- Born: 27 September 1962 (age 63)
- Citizenship: British

= Simon Roberts (Formula One) =

Motorsports engineer and team manager

Simon Roberts (born 27 September 1962) is an engineer who has held management positions with Formula One teams McLaren, Force India and Williams.

==Career==

Roberts studied mechanical engineering at the University of Manchester, before being employed at Perkins Engines diesel and gas company in Peterborough. He then became head of production engineering for the company before transferring to Rover Car, where he was director of the powertrain division and supervised the company's acquisition by BMW in 1994, after which Roberts oversaw the transmission and suspension operations of the company in the UK until 2000, when he decided to move to Alstom as chief operating officer whose role is to supervise the development of the Pendolino pendulum train project. This went into operation in 2001 and Roberts became the company's industrial director before deciding to transfer to McLaren in September 2003 as general manager, being responsible for coordinating the manufacturing and assembly process for the test and race team. He then became director of operations for the team in 2004.

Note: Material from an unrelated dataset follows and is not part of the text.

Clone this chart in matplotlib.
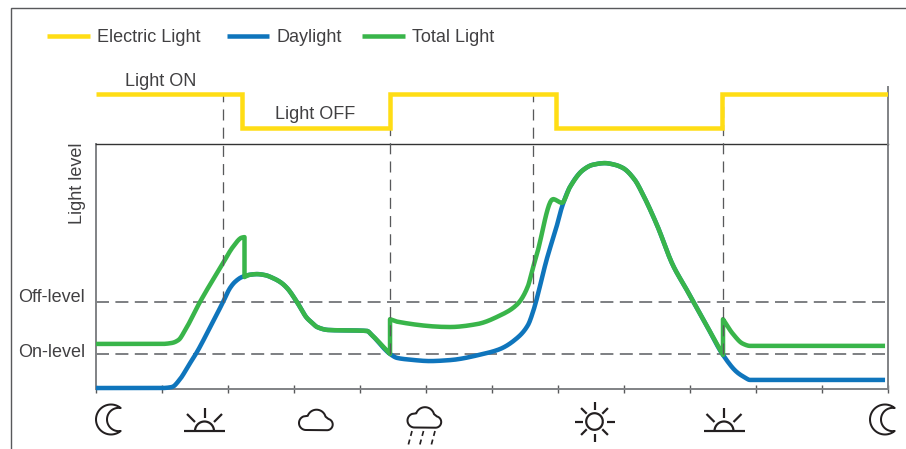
import numpy as np
import matplotlib
matplotlib.use("Agg")
import matplotlib.pyplot as plt
from matplotlib.lines import Line2D

plt.rcParams['font.family'] = ['Liberation Sans', 'DejaVu Sans']

# ---- data (x in hours of the day, y in % light level) ----
day_x = [0, 2, 2.3, 2.55, 2.8, 3.06, 3.45, 3.85, 4.06, 4.21, 4.42, 4.65, 4.88, 5.12, 5.36, 5.6, 5.79, 6.09, 6.39, 6.55, 6.7,
         7.03, 8.21, 8.36, 8.91, 9.12, 9.5, 10.12, 10.73, 11.73, 12.24, 12.76, 13.09, 13.24, 13.67, 13.97, 14.12,
         14.36, 14.76, 15.05, 15.42, 15.7, 15.97, 16.33, 16.55, 17, 17.48, 17.9, 18.5, 19, 19.42, 19.65, 19.82, 23.91]
day_y = [0.4, 0.4, 0.8, 4.1, 9.5, 15.1, 25, 35.5, 41.2, 43.7, 45.7, 46.6, 46.9, 46.5, 45.3, 43.5, 41.2, 35.5, 29, 27, 25.3,
         24.1, 23.7, 22, 14.3, 12.7, 12, 11.4, 11.8, 14.3, 16.3, 20.8, 26.1, 31.4, 53.5, 66.9, 74.3,
         82.4, 89.4, 91.5, 92.2, 91.6, 90.2, 85.3, 80, 66.9, 50.6, 40.5, 26, 13.9, 6.9, 4.8, 3.7, 3.7]

total_x = [0, 2, 2.3, 2.5, 2.7, 3.15, 3.85, 4.15, 4.42, 4.5, 4.5, 4.65, 4.88, 5.12, 5.36, 5.6, 5.79, 6.09, 6.39, 6.55, 6.7,
           7.03, 8.21, 8.36, 8.91, 8.91, 9.12, 10.73, 11.55, 12.24, 12.76, 13.09, 13.2, 13.36, 13.85, 14.12,
           14.36, 14.76, 15.05, 15.42, 15.7, 15.97, 16.33, 16.55, 17, 17.48, 17.9, 18.5, 19, 19.0, 19.3, 19.6, 19.82, 23.91]
total_y = [18.4, 18.4, 18.8, 20, 24, 35.5, 51.4, 58, 61.8, 62, 45.7, 46.6, 46.9, 46.5, 45.3, 43.5, 41.2, 35.5, 29, 27, 25.3,
           24.1, 23.7, 22, 14.3, 28.5, 27.5, 25.3, 26.5, 30, 34.5, 42, 47.5, 55, 77.5, 76,
           82.4, 89.4, 91.5, 92.2, 91.6, 90.2, 85.3, 80, 66.9, 50.6, 40.5, 26, 13.9, 28.5, 22.5, 18.5, 17.6, 17.6]

elec_x = [0, 4.42, 4.42, 8.91, 8.91, 13.94, 13.94, 18.98, 18.98, 24]
elec_y = [1, 1, 0, 0, 1, 1, 0, 0, 1, 1]

off_level = 35.5
on_level = 14.3
switch_off_hours = [3.85, 13.24]
switch_on_hours = [8.91, 19.0]
hour_ticks = list(range(0, 25, 2))
legend_labels = ['Electric Light', 'Daylight', 'Total Light']

YELLOW, BLUE, GREEN = '#FFDD15', '#0F75BC', '#39B54A'
TXT, GREY, INK = '#414042', '#808285', '#231F20'

W, H = 906, 449
FS = 13
fig = plt.figure(figsize=(W / 100, H / 100), dpi=100, facecolor='white')
px = 0.72  # points per pixel


def rect(l, t, r, b):
    return [l / W, 1 - b / H, (r - l) / W, (b - t) / H]


def smooth_run(x, y, n=12):
    """Monotone cubic drawing path through the read points of one unbroken run."""
    x, y = np.asarray(x, float), np.asarray(y, float)
    if len(x) < 3:
        return x, y
    h = np.diff(x)
    d = np.diff(y) / h
    m = np.zeros_like(x)
    for i in range(1, len(x) - 1):
        if d[i - 1] * d[i] > 0:
            w1, w2 = 2 * h[i] + h[i - 1], h[i] + 2 * h[i - 1]
            m[i] = (w1 + w2) / (w1 / d[i - 1] + w2 / d[i])
    m[0], m[-1] = d[0], d[-1]
    xs, ys = [], []
    for i in range(len(h)):
        t = np.linspace(0, 1, n, endpoint=False)
        xs.append(x[i] + t * h[i])
        ys.append((2*t**3 - 3*t**2 + 1) * y[i] + (t**3 - 2*t**2 + t) * h[i] * m[i]
                  + (-2*t**3 + 3*t**2) * y[i + 1] + (t**3 - t**2) * h[i] * m[i + 1])
    return np.r_[np.concatenate(xs), x[-1]], np.r_[np.concatenate(ys), y[-1]]


def smooth(x, y):
    """Smooth each run between vertical jumps (repeated x values)."""
    x, y = np.asarray(x, float), np.asarray(y, float)
    cuts = [0] + list(np.where(np.diff(x) == 0)[0] + 1) + [len(x)]
    parts = [smooth_run(x[a:b], y[a:b]) for a, b in zip(cuts[:-1], cuts[1:])]
    return np.concatenate([p[0] for p in parts]), np.concatenate([p[1] for p in parts])


# main panel
ax = fig.add_axes(rect(96, 144, 888, 389))
ax.set_xlim(0, 24)
ax.set_ylim(0, 100)
ax.set_xticks(hour_ticks)
ax.set_xticklabels([])
ax.set_yticks([])
ax.tick_params(axis='x', direction='inout', length=6, width=1, color='#58595B')
for s in ('left', 'right', 'bottom'):
    ax.spines[s].set_color(GREY)
    ax.spines[s].set_linewidth(1.4)
ax.spines['top'].set_color('#333333')
ax.spines['top'].set_linewidth(1.0)

for lv in (off_level, on_level):
    ax.axhline(lv, color=GREY, lw=2 * px, dashes=(6.5, 3.2), zorder=1)

l_day, = ax.plot(*smooth(day_x, day_y), color=BLUE, lw=4.5 * px, zorder=3, solid_joinstyle='round',
                 solid_capstyle='butt', clip_on=False)
l_tot, = ax.plot(*smooth(total_x, total_y), color=GREEN, lw=4.5 * px, zorder=4, solid_joinstyle='round',
                 solid_capstyle='butt', clip_on=False)

ax.text(-11 / 33, off_level + 2.0, 'Off-level', ha='right', va='center', fontsize=FS, color=TXT, clip_on=False)
ax.text(-11 / 33, on_level + 0.4, 'On-level', ha='right', va='center', fontsize=FS, color=TXT, clip_on=False)
ax.set_ylabel('Light level', fontsize=FS, color=TXT, labelpad=0)
ax.yaxis.set_label_coords(-10 / 792, 1 - 39 / 245)

# top panel: light state
top = fig.add_axes(rect(96, 87, 888, 144))
top.set_xlim(0, 24)
top.set_ylim(-16 / 34, 1 + 7 / 34)
top.set_xticks([])
top.set_yticks([])
top.patch.set_alpha(0)
for s in ('left', 'top', 'bottom'):
    top.spines[s].set_visible(False)
top.spines['right'].set_color(GREY)
top.spines['right'].set_linewidth(1.4)
l_el, = top.plot(elec_x, elec_y, color=YELLOW, lw=4.5 * px, zorder=3, solid_joinstyle='miter',
                 solid_capstyle='butt')
top.text(1.95, 1.38, 'Light ON', ha='center', va='center', fontsize=FS, color=TXT, clip_on=False)
top.text(6.64, 0.41, 'Light OFF', ha='center', va='center', fontsize=FS, color=TXT, clip_on=False)

# switching guides run from the light-state trace to the threshold
guide_top = 100 * (389 - 94) / 245
for h, lv in [(h, off_level) for h in switch_off_hours] + [(h, on_level) for h in switch_on_hours]:
    l = Line2D([h, h], [lv, guide_top], color='#58595B', lw=1.3 * px, dashes=(8.5, 5.5), zorder=5,
               clip_on=False)
    ax.add_line(l)
ax.set_zorder(3)
ax.patch.set_alpha(0)
top.set_zorder(4)

leg_opts = dict(loc='center left', ncol=2, frameon=False, fontsize=FS, labelcolor=TXT, handlelength=2.38,
                handletextpad=0.39, columnspacing=1.44, borderpad=0, borderaxespad=0)
fig.legend([l_el, l_day], legend_labels[:2], bbox_to_anchor=(47 / W, 1 - 37.5 / H), **leg_opts)
fig.legend([l_tot], legend_labels[2:], bbox_to_anchor=(362 / W, 1 - 37.5 / H), **leg_opts)

# overlay: frame and weather icons in pixel space
ov = fig.add_axes([0, 0, 1, 1], zorder=10)
ov.set_xlim(0, W)
ov.set_ylim(H, 0)
ov.axis('off')
ov.patch.set_alpha(0)
ov.plot([10.5, 10.5, W], [H, 8, 8], color='#58595B', lw=1.4 * px, solid_joinstyle='miter')


def arc(cx, cy, r, a0, a1, n=40):
    a = np.radians(np.linspace(a0, a1, n))
    return cx + r * np.cos(a), cy - r * np.sin(a)


def stroke(x, y, lw=1.6, **k):
    ov.plot(x, y, color=INK, lw=lw * px, solid_capstyle='butt', **k)


def moon(cx, cy):
    x1, y1 = arc(cx, cy, 15, 50, 310)
    x2, y2 = arc(cx + 7.65, cy, 11.65, 280, 80)
    stroke(np.r_[x1, x2, x1[0]], np.r_[y1, y2, y1[0]], lw=2)


def sunrise(cx, cy):
    stroke([cx - 20.5, cx + 20.5], [cy, cy], lw=2.2)
    x, y = arc(cx, cy, 9.5, 0, 180)
    stroke(x, y, lw=2.2)
    stroke([cx, cx], [cy - 23, cy - 13.5], lw=2.2)
    stroke([cx - 17.5, cx - 9.5], [cy - 17, cy - 9], lw=2.2)
    stroke([cx + 17.5, cx + 9.5], [cy - 17, cy - 9], lw=2.2)


def cloud(dx, dy):
    xa, ya = arc(306 + dx, 423 + dy, 7, 270, 110)
    xb, yb = arc(316.5 + dx, 419 + dy, 9.3, 160, 15)
    xc, yc = arc(327 + dx, 424.5 + dy, 5.7, 75, -90)
    stroke(np.r_[xa, xb, xc, xa[0]], np.r_[ya, yb, yc, ya[0]], lw=2)


def sun(cx, cy):
    x, y = arc(cx, cy, 8.3, 0, 360)
    stroke(x, y, lw=2.2)
    for a in range(0, 360, 45):
        c, s = np.cos(np.radians(a)), np.sin(np.radians(a))
        r0, r1 = (12, 20) if a % 90 == 0 else (11, 19)
        stroke([cx + r0 * c, cx + r1 * c], [cy + r0 * s, cy + r1 * s], lw=2.2)


moon(111, 419.5)
sunrise(204.5, 431)
cloud(0, 0)
cloud(108.5, -2.5)
for x0 in (412, 423.5, 435):
    ov.plot([x0, x0 - 4], [431, 446], color=INK, lw=1.7 * px, dashes=(3, 2.2))
sun(594.5, 421.5)
sunrise(724, 431)
moon(885, 419.5)

fig.savefig('out.png', dpi=100)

In 2009, he was hired by the Force India team as its chief operating officer for the 2009 season. But on 15 October 2009, Force India announced that Otmar Szafnauer would move to the position of chief operating officer for the team while Roberts returned to his job at McLaren in the 2010 season. In 2017, he was appointed director of operations at McLaren during a managerial reshuffle, with him now being responsible for track and factory operations.

In June 2020, Roberts became the managing director of Williams. However, after Claire Williams left the Williams team, he was appointed as their interim Team Principal. On 17 December it announced that Roberts was to be made the permanent Team Principal of Williams Racing. On 9 June 2021 it was announced that Simon Roberts would be leaving the team, and his replacement would be CEO Jost Capito.